Malaysian sovereign wealth fund Khazanah Nasional Bhd this week declared a massive loss before tax of RM6.27 billion (US$1.5 billion) in 2018 from a profit before tax of RM2.89 billion in 2017 caused by fewer divestments, higher impairments and lower dividend income. The realisable asset value of its portfolio fell to 136 billion ringgit (US$33.4 billion) in 2018 from 157 billion ringgit a year prior. According to the fund’s MD, MAS is responsible for much of the massive losses.
The Edge quoted Khazanah's managing director Shahril Ridza Ridzuan as saying at the company's annual review this week that the sizeable impairment amount was "primarily due to Malaysia
Airlines Bhd (MAS), which accounted for roughly half of the total impairment for 2018."

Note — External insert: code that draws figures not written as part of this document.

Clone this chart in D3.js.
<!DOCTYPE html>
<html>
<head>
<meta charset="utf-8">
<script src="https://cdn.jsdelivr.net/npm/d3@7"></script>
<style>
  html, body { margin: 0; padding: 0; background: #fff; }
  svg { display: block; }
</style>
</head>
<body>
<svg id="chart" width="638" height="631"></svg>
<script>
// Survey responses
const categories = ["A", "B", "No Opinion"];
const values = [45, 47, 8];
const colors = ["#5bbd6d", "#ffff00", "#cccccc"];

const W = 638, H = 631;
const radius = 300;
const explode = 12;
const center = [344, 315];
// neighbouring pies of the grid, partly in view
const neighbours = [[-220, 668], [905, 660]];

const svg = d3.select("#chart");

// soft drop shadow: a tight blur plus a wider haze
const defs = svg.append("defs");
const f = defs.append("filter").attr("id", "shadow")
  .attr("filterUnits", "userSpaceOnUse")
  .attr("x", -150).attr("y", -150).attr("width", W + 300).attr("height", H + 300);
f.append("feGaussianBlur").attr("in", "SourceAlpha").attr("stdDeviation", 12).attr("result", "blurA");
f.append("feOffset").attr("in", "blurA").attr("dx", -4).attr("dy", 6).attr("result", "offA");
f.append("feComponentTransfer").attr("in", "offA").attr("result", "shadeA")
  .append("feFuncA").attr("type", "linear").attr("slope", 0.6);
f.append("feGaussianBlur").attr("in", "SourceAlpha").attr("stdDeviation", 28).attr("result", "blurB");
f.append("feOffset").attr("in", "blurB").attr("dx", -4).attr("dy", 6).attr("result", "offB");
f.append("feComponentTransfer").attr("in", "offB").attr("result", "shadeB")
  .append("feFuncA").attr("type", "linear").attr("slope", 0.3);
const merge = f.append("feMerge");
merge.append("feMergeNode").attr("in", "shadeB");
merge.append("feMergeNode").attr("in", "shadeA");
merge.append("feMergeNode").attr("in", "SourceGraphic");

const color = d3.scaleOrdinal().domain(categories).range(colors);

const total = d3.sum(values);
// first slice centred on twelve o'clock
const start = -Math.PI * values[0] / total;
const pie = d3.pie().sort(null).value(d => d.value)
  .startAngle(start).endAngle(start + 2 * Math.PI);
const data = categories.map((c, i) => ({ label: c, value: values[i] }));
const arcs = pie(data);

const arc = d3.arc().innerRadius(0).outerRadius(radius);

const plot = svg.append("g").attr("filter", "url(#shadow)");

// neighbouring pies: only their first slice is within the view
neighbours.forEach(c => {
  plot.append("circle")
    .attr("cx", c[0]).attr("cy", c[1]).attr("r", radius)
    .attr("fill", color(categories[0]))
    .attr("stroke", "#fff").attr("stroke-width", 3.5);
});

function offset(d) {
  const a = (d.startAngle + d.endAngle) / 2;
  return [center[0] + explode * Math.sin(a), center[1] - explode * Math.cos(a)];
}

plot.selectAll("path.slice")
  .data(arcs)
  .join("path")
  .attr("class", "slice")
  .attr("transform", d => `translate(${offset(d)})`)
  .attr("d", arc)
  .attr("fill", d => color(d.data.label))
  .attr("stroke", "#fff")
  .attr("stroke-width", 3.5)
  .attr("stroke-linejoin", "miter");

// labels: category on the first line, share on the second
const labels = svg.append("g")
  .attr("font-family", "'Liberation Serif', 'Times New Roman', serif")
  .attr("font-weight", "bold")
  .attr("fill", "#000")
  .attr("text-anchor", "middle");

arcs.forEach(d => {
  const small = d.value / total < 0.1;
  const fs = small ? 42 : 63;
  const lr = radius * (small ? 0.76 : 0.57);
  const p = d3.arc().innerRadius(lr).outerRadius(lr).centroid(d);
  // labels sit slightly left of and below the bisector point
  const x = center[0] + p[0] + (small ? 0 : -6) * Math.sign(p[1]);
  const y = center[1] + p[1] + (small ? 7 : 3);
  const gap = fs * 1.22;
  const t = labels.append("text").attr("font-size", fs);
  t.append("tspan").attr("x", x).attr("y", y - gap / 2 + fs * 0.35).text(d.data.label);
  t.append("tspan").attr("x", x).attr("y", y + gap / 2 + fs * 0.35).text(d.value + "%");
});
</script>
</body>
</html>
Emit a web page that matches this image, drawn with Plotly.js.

Huge write down of investment
Reports said that as MAS’s single shareholder, Khazanah had spent RM6 billion (US$1.5 billion) over the last three years trying to put the airline in the black again. Shahril acknowledged that MAS did not achieve what it had intended in the original turnaround plan, which manifested in a huge write-down of investment.
Khazanah's first loss since 2005 has prompted the sovereign wealth fund to split its US$33 billion portfolio into commercial and strategic holdings involving its investments in over 100 firms spanning more than 20 countries.
Its investments in companies including 27%-owned CIMB Group Holdings, 36%-owned telecommunications firm Axiata Group and Alibaba would be part of its commercial fund, while firms such as state utility Tenaga Nasional, struggling Malaysia Airlines - which Khazanah took over four years ago - Malaysia Airports Holdings and Telekom Malaysia will be part of its strategic fund.
Following the loss, some Malaysia-based aviation industry analysts reportedly have suggested that "after years of bleeding money", it was time to shut down or sell off Malaysia's national carrier.
The New Strait Times quoted Shukor Yusof, the founder of Endau Analytics, a Malaysia-based aviation consultancy as saying that MAS ought to shut down. "There is no economic or financial rationale in maintaining it in its current condition. A loss-making business can’t continue indefinitely,” he said, adding that if the national airline was shut down, its assets, such as aircraft and properties, could be used to repay debts while some of its workers could be redirected to other airlines, such as Malindo Airways or AirAsia.
Does Malaysia need a national carrier that’s constantly burning money ?
“What’s more important, in my view, is to take to task the people who have been responsible for ruining MAS. There must be accountability,” Yusof said.
Echoing Shukor Yusof's sentiment, Moshin Aziz, a financial analyst from Maybank, suggested that the best way forward for MAS would be to “discontinue operations” as plans to turn a profit have been unsuccessful.
“Should Malaysia have a national airline? That argument is becoming weaker because we have been bailing it out many times," Aziz noted, adding that “nowadays, the attachment and sentiment to the national airline is not as strong as before."
Will the “multiplier effect“ keep MAS in the air?
A report in Coconuts, which bills itself as "Asia's leading alternative media company," quoted some unnamed analysts that MAS might benefit from unloading or shutting down some of its less profitable subsidiaries, which include Firefly, MASwings, MAB Kargo, AeroDarat Services, MAB Leasing, MAB Pesawat and MAB Academy. Khazanah's managing director has meanwhile dismissed the doomsday scenarios, saying that the airline has “a multiplier effect of eight to 10 times,” bringing in tourists for each dollar spent on the airline.
“The question really to be asked essentially is for every dollar invested in Malaysia Airlines, is it generating other economic benefits to the country? The government then needs to decide for itself what is the right level of investment or support for the airline at this point in time,” a Reuters report quoted Shahril as saying.